From where I sit at Pandora it certainly looks to me like marketers are frozen with fear over the move to mobile. Years ago when our consumers began the migration to digital, it seemed like digital planning was the dark arts. But digital is moving out of the shadows and into the mainstream. As an example, Pandora Internet Radio is now in more than 1000 connected devices and over 130 car models. Internet-enabled cars, essentially iPads on wheels, will launch this year in the States. So the Internet of Everything is here.

Mobile media consumption is also on the rise. In October ComScore reported Pandora moved into the number one position in time spent on mobile in the US, with the average minutes per listener of 1271 minutes a month (21 hours). This puts it ahead of Facebook and Google. And the reason for this is that consumers are listening to music on Pandora for over two hours each session.

Pandora’s own New Zealand data shows local users are listening for an average of 20 hours per month, with 86 percent of our traffic coming through the app. Personalised media at this scale on mobile not only changes how advertisers should communicate brand messages directly to their target market, it means the click through is no longer just to owned brand channels. It is directly through to consumers in real time.
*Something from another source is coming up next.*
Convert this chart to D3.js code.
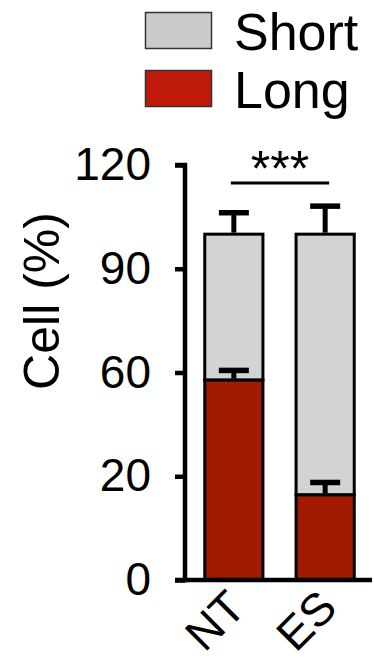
<!DOCTYPE html>
<html>
<head>
<meta charset="utf-8">
<script src="https://cdn.jsdelivr.net/npm/d3@7"></script>
<style>
  html, body { margin: 0; padding: 0; background: #fff; }
  svg { display: block; font-family: "Liberation Sans", Arial, sans-serif; }
</style>
</head>
<body>
<svg id="chart" width="374" height="664"></svg>
<script>
// ---- data ----
const categories = ["NT", "ES"];
const longValues = [57.8, 24.6];
const longErrors = [2.8, 3.6];
const shortValues = [42.2, 75.4];
const totalErrors = [6.2, 8.1];
const tickValues = [0, 30, 60, 90, 120];
const tickLabels = ["0", "20", "60", "90", "120"];
const seriesNames = ["Short", "Long"];
const significance = "***";

// ---- styles ----
const redBar = "#a11a02";
const grayBar = "#d3d3d3";
const redLegend = "#c01a0b";
const grayLegend = "#cbcbcb";

const svg = d3.select("#chart");

const y = d3.scaleLinear().domain([0, 120]).range([580, 165]);
const x = d3.scaleBand().domain(categories).range([185, 374])
  .paddingInner(0.33).paddingOuter(0.2);

const g = svg.append("g");
categories.forEach((c, i) => {
  const x0 = x(c), w = x.bandwidth();
  const cx = x0 + w / 2;
  const lTop = longValues[i];
  const tTop = longValues[i] + shortValues[i];
  g.append("rect").attr("x", x0 + 1.5).attr("width", w - 3)
    .attr("y", y(tTop)).attr("height", y(lTop) - y(tTop))
    .attr("fill", grayBar).attr("stroke", "#000").attr("stroke-width", 3);
  g.append("rect").attr("x", x0 + 1.5).attr("width", w - 3)
    .attr("y", y(lTop)).attr("height", y(0) - y(lTop))
    .attr("fill", redBar).attr("stroke", "#000").attr("stroke-width", 3);
  [[lTop, longErrors[i]], [tTop, totalErrors[i]]].forEach(([v, e]) => {
    g.append("line").attr("x1", cx).attr("x2", cx)
      .attr("y1", y(v) - 1.5).attr("y2", y(v + e))
      .attr("stroke", "#000").attr("stroke-width", 5);
    g.append("line").attr("x1", cx - 15).attr("x2", cx + 15)
      .attr("y1", y(v + e)).attr("y2", y(v + e))
      .attr("stroke", "#000").attr("stroke-width", 5.5);
  });
});

// y axis
const yAxis = d3.axisLeft(y).tickValues(tickValues)
  .tickFormat((d, i) => tickLabels[i]).tickSize(10).tickPadding(24);
const ya = svg.append("g").attr("transform", "translate(185,0)").call(yAxis);
ya.select(".domain").attr("stroke", "#000").attr("stroke-width", 4.5)
  .attr("d", `M-10,${y(120)}H0V${y(0)}H-10`);
ya.selectAll(".tick line").attr("stroke", "#000").attr("stroke-width", 4.5);
ya.selectAll(".tick text").attr("font-size", 46).attr("fill", "#000")
  .attr("font-family", "'Liberation Sans', Arial, sans-serif");

// x axis
const xAxis = d3.axisBottom(x).tickSize(0).tickPadding(0);
const xa = svg.append("g").attr("transform", `translate(0,${y(0)})`).call(xAxis);
xa.select(".domain").attr("stroke", "#000").attr("stroke-width", 4.5)
  .attr("d", `M183,0H372`);
xa.selectAll(".tick text")
  .attr("font-size", 46).attr("fill", "#000")
  .attr("font-family", "'Liberation Sans', Arial, sans-serif")
  .attr("text-anchor", "end")
  .attr("dy", null).attr("y", 0)
  .attr("transform", "translate(14,30) rotate(-45)");

// y title
svg.append("text").attr("transform", `translate(59,301) rotate(-90)`)
  .attr("text-anchor", "middle").attr("font-size", 50).text("Cell (%)");

// significance
const x1 = x("NT") + x.bandwidth() / 2 - 3, x2 = x("ES") + x.bandwidth() / 2 + 4;
svg.append("line").attr("x1", x1).attr("x2", x2)
  .attr("y1", y(114.8)).attr("y2", y(114.8))
  .attr("stroke", "#000").attr("stroke-width", 3);
svg.append("text").attr("x", (x1 + x2) / 2).attr("y", 186)
  .attr("text-anchor", "middle").attr("font-size", 50).text(significance);

// legend
const legendColors = [grayLegend, redLegend];
seriesNames.forEach((s, i) => {
  const ly = 12 + i * 58;
  svg.append("rect").attr("x", 145.5).attr("y", ly + 0.5).attr("width", 66).attr("height", 36)
    .attr("fill", legendColors[i]).attr("stroke", "#333").attr("stroke-width", 1.5);
  svg.append("text").attr("x", 234).attr("y", ly + 38).attr("font-size", 52).text(s);
});
</script>
</body>
</html>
And these Pandora thumb moments illustrate the power of personalised media best.

Marketers need to prepare for this shift to mobile now to harness the direct pathway to their consumers. Stalling is like the boy who gets a date with the girl of his dreams only to lose the ability to speak when he arrives to pick her up. There is an enormous opportunity right now to grasp the competitive advantage from the clutches of your competitors in this market.

Tom Eslinger, Saatchi & Saatchi’s global head of digital and social​, said it best when he Skyped in to show the group what he deemed best in class case studies for mobile. Amongst his advice:

1. Make someone in your organisation the God or Goddess of mobile. They need to spend their time downloading apps, searching articles and sharing their experiences.

2. Download your competitors’ apps on your phone. Use them and become a trusted advisor on what is happening in that space.

3. Prioritise mobile budgets in your marketing spends.

4. Start now.

Ad:Tech was a great step in the right direction. Well done to the team. It was a brilliant start and one that I feel really hopeful we can build on. But given only one digital director I talked to brought his clients, that needs to change next year. 

  • ​Melanie Reece is commercial director of Pandora Internet Radio.